Copy the material below verbatim from the line with "Clone this chart in D3.js." to the line with "const xMin = 0, xMax = 0.016, nBins = 200;", both lines included, omitting pictures and every line outside that range.

— start Extracted material —

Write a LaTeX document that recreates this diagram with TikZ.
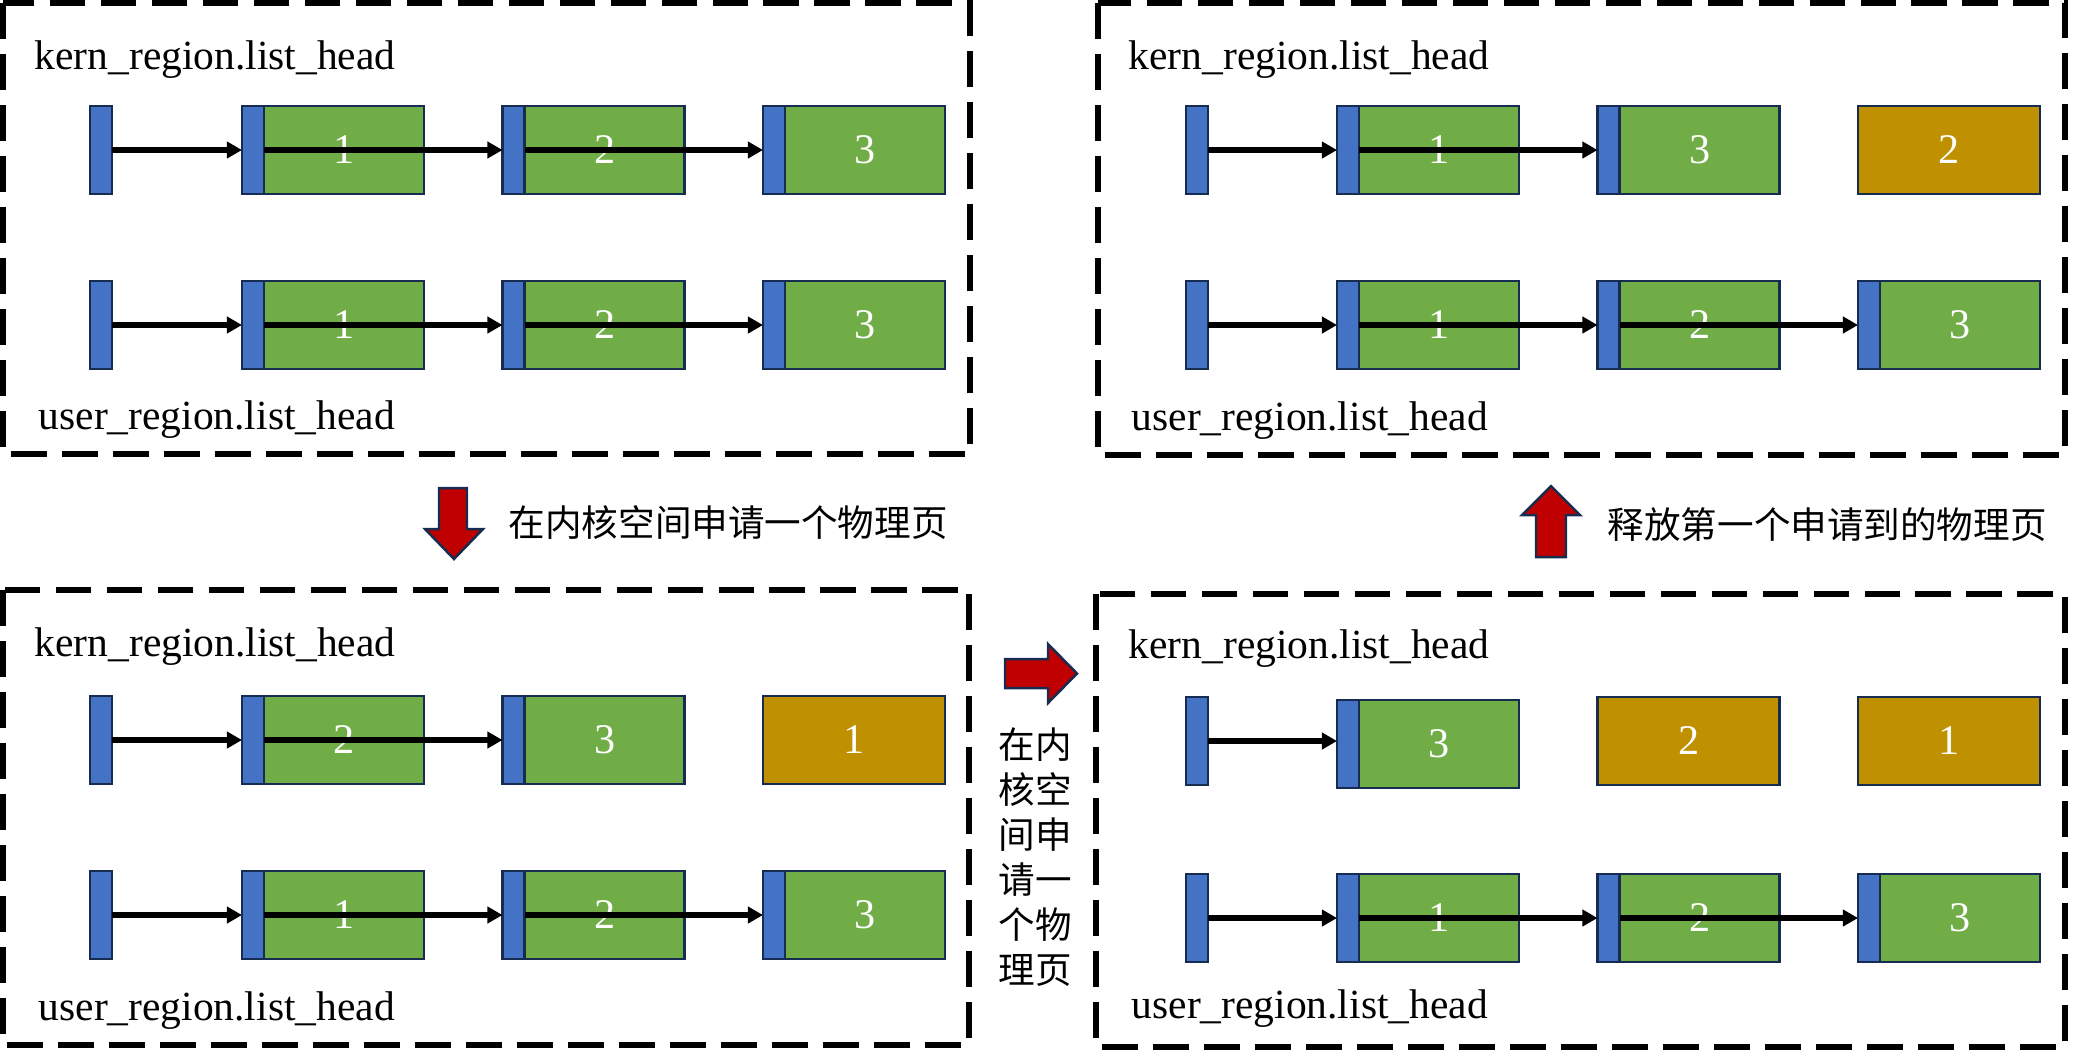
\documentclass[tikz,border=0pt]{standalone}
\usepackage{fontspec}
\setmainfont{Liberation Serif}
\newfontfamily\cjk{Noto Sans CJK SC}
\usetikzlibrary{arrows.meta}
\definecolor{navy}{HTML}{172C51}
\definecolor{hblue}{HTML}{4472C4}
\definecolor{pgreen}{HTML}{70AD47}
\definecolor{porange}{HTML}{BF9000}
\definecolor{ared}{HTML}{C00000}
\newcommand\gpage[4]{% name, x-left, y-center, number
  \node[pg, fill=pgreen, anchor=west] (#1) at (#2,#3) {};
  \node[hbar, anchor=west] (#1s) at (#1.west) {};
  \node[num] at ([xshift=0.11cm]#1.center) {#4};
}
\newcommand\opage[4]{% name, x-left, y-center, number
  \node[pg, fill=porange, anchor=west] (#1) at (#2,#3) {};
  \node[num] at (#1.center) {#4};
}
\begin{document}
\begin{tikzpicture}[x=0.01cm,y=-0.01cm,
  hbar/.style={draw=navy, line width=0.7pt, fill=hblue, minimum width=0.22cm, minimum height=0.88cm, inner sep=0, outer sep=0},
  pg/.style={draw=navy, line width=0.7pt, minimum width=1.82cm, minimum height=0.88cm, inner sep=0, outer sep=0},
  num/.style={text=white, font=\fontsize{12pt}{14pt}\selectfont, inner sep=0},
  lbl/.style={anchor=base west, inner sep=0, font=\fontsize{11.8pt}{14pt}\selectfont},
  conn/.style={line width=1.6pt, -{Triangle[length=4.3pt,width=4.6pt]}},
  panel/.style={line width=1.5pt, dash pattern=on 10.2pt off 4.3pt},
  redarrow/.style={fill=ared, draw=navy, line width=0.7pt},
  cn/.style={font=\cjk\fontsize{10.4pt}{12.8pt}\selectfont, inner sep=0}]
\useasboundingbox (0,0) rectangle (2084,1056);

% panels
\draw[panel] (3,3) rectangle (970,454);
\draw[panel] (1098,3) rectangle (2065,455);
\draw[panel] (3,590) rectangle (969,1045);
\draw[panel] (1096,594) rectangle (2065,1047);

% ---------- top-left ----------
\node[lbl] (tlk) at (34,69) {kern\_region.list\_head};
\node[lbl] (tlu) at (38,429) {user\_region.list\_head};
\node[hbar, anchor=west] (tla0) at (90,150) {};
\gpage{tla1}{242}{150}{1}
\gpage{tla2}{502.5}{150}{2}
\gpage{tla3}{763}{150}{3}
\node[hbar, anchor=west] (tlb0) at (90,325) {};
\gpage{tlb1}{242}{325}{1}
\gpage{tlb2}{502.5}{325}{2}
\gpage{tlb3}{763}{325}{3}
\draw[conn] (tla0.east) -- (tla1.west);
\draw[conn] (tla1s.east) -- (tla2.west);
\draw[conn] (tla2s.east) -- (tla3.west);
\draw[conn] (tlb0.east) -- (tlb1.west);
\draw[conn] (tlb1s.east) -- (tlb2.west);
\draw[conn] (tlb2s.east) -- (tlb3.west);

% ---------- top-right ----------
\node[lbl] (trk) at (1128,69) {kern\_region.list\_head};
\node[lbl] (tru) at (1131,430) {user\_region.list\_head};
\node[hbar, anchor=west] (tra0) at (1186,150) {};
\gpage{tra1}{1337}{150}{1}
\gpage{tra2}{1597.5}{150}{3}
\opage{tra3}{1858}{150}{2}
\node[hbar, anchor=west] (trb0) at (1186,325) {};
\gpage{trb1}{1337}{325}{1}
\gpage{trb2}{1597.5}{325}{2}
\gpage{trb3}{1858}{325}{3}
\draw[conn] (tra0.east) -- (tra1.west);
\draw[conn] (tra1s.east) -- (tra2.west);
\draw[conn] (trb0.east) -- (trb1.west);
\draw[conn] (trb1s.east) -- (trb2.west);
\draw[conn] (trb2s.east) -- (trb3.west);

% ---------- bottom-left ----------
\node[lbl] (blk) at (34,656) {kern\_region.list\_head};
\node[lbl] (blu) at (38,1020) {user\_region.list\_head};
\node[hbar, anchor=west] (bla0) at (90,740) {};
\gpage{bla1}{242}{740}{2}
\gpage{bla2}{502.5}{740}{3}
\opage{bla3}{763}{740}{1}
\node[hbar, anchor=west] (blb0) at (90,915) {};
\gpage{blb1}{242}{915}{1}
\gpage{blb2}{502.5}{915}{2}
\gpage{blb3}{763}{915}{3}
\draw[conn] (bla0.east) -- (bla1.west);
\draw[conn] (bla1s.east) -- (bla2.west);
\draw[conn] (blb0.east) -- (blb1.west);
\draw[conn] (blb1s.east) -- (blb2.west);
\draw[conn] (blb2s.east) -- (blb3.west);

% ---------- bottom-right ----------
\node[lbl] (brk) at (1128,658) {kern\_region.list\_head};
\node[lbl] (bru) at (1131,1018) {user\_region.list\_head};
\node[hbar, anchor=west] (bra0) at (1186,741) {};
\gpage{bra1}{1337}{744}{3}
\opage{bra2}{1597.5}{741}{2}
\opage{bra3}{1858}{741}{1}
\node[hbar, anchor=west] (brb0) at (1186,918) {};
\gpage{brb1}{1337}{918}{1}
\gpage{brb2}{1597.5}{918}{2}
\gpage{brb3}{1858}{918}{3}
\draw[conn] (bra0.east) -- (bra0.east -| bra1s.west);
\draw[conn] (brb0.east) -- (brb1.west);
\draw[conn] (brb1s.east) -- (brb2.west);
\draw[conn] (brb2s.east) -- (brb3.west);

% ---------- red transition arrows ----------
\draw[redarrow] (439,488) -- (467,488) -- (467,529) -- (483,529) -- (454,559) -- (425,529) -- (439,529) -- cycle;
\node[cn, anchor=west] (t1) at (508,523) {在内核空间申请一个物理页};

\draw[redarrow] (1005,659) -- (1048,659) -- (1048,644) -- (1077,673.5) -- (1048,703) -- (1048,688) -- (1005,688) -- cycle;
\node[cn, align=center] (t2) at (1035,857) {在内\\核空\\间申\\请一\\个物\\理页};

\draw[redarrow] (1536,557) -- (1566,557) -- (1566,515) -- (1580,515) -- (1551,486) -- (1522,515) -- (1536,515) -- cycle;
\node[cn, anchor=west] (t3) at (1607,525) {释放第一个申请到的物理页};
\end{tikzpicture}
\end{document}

— end Extracted material —
— start Extracted material —

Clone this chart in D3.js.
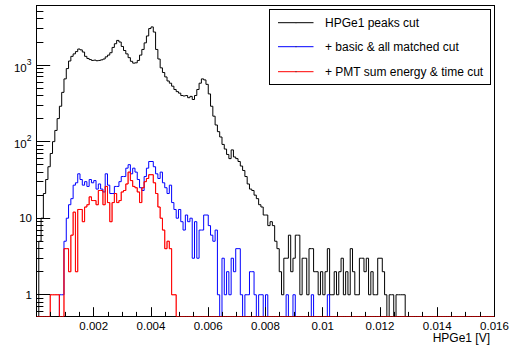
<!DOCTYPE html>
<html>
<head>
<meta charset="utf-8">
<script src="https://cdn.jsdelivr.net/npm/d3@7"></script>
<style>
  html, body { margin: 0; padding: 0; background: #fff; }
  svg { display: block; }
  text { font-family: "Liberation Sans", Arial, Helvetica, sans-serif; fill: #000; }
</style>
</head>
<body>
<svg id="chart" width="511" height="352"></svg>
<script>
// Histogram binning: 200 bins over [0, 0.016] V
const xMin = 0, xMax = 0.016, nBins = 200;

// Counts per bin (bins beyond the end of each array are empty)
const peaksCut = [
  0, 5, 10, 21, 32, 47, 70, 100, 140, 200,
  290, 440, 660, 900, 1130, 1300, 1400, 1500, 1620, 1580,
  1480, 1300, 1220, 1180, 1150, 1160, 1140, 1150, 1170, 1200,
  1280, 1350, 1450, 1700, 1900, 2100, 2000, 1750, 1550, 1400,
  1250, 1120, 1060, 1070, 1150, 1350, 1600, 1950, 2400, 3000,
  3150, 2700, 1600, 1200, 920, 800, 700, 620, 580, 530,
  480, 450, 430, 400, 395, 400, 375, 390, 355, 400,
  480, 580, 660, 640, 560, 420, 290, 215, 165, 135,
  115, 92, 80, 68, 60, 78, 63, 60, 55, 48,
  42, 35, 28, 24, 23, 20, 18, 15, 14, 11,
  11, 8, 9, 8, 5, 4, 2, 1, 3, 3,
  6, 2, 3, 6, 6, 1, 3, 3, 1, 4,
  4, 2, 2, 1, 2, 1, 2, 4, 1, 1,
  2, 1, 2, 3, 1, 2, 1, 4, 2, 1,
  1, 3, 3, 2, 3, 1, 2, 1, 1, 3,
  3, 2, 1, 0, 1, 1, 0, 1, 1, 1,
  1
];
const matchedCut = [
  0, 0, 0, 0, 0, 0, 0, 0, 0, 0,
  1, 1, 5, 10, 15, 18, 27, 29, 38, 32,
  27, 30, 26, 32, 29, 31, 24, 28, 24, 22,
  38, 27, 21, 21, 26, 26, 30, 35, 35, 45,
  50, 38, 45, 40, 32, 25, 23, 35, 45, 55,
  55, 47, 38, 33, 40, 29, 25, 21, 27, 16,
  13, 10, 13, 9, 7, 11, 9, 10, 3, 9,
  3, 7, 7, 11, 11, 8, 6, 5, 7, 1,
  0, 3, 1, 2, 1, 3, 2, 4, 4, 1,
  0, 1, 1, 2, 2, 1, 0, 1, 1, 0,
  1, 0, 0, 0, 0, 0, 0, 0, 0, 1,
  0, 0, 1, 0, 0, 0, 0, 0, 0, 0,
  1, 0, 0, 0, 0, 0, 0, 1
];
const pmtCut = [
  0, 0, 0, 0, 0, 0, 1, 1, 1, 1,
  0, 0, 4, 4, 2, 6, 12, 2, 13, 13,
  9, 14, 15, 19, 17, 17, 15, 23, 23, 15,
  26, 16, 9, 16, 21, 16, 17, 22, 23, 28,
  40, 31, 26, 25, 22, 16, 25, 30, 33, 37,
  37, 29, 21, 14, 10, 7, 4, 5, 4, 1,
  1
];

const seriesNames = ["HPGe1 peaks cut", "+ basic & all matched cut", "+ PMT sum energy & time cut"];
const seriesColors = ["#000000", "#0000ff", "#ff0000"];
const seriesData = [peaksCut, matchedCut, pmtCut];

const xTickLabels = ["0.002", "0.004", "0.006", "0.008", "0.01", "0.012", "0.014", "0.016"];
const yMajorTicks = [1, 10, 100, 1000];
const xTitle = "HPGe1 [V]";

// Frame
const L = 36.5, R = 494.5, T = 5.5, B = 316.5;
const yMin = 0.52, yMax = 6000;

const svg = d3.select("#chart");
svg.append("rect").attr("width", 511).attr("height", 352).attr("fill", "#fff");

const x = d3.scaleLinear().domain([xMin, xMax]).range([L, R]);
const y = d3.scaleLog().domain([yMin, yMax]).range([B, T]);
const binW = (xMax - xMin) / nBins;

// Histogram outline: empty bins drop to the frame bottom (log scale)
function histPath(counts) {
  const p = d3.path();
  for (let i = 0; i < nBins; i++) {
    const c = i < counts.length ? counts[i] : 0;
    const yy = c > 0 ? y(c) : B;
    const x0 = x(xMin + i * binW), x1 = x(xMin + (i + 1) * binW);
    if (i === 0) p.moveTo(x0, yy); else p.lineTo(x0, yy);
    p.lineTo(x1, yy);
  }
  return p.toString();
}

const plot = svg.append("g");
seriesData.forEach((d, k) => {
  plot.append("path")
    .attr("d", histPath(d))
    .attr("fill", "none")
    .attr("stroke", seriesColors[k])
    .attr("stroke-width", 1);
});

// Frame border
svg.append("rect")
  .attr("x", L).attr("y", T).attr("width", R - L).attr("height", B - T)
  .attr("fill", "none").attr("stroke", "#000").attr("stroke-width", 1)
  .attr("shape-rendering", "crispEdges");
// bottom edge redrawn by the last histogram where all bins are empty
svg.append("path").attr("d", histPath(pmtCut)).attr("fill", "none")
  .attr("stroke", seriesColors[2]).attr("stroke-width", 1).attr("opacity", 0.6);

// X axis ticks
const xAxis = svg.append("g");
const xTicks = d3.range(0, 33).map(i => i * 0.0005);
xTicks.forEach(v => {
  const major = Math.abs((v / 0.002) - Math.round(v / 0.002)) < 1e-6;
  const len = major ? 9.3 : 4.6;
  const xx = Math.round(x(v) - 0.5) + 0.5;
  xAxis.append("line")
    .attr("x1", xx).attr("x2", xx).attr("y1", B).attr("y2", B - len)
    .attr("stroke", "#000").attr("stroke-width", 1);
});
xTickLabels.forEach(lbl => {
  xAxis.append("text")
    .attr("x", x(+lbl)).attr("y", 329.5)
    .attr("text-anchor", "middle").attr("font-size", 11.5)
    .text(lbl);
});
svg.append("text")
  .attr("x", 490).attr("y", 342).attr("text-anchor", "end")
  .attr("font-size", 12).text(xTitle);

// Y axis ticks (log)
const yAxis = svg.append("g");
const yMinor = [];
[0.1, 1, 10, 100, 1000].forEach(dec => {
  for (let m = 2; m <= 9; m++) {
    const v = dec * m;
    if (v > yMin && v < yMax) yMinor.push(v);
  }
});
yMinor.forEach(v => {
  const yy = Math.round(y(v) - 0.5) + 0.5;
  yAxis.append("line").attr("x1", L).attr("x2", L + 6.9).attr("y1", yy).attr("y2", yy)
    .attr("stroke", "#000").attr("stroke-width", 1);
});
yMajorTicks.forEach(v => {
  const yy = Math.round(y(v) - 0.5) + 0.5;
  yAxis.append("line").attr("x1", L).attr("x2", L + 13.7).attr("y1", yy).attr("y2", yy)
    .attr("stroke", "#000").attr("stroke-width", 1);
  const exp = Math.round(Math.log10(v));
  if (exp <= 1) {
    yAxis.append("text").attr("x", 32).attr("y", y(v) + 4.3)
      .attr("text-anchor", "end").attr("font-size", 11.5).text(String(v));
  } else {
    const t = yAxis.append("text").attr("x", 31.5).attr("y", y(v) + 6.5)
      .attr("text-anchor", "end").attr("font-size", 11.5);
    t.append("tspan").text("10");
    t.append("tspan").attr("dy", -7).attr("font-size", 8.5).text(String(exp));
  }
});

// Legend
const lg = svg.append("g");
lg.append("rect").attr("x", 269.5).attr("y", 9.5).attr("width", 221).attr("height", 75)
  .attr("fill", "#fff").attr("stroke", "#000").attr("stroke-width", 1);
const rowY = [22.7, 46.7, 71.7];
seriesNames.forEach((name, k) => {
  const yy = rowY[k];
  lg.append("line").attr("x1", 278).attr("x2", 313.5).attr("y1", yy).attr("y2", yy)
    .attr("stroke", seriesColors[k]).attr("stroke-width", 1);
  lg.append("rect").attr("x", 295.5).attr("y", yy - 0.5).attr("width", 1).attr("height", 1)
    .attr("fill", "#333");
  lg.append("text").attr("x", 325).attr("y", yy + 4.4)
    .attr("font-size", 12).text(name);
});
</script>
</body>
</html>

— end Extracted material —

→ **Solution to this task**
Clone this chart in D3.js.
<!DOCTYPE html>
<html>
<head>
<meta charset="utf-8">
<script src="https://cdn.jsdelivr.net/npm/d3@7"></script>
<style>
  html, body { margin: 0; padding: 0; background: #fff; }
  svg { display: block; }
  text { font-family: "Liberation Sans", Arial, Helvetica, sans-serif; fill: #000; }
</style>
</head>
<body>
<svg id="chart" width="511" height="352"></svg>
<script>
// Histogram binning: 200 bins over [0, 0.016] V
const xMin = 0, xMax = 0.016, nBins = 200;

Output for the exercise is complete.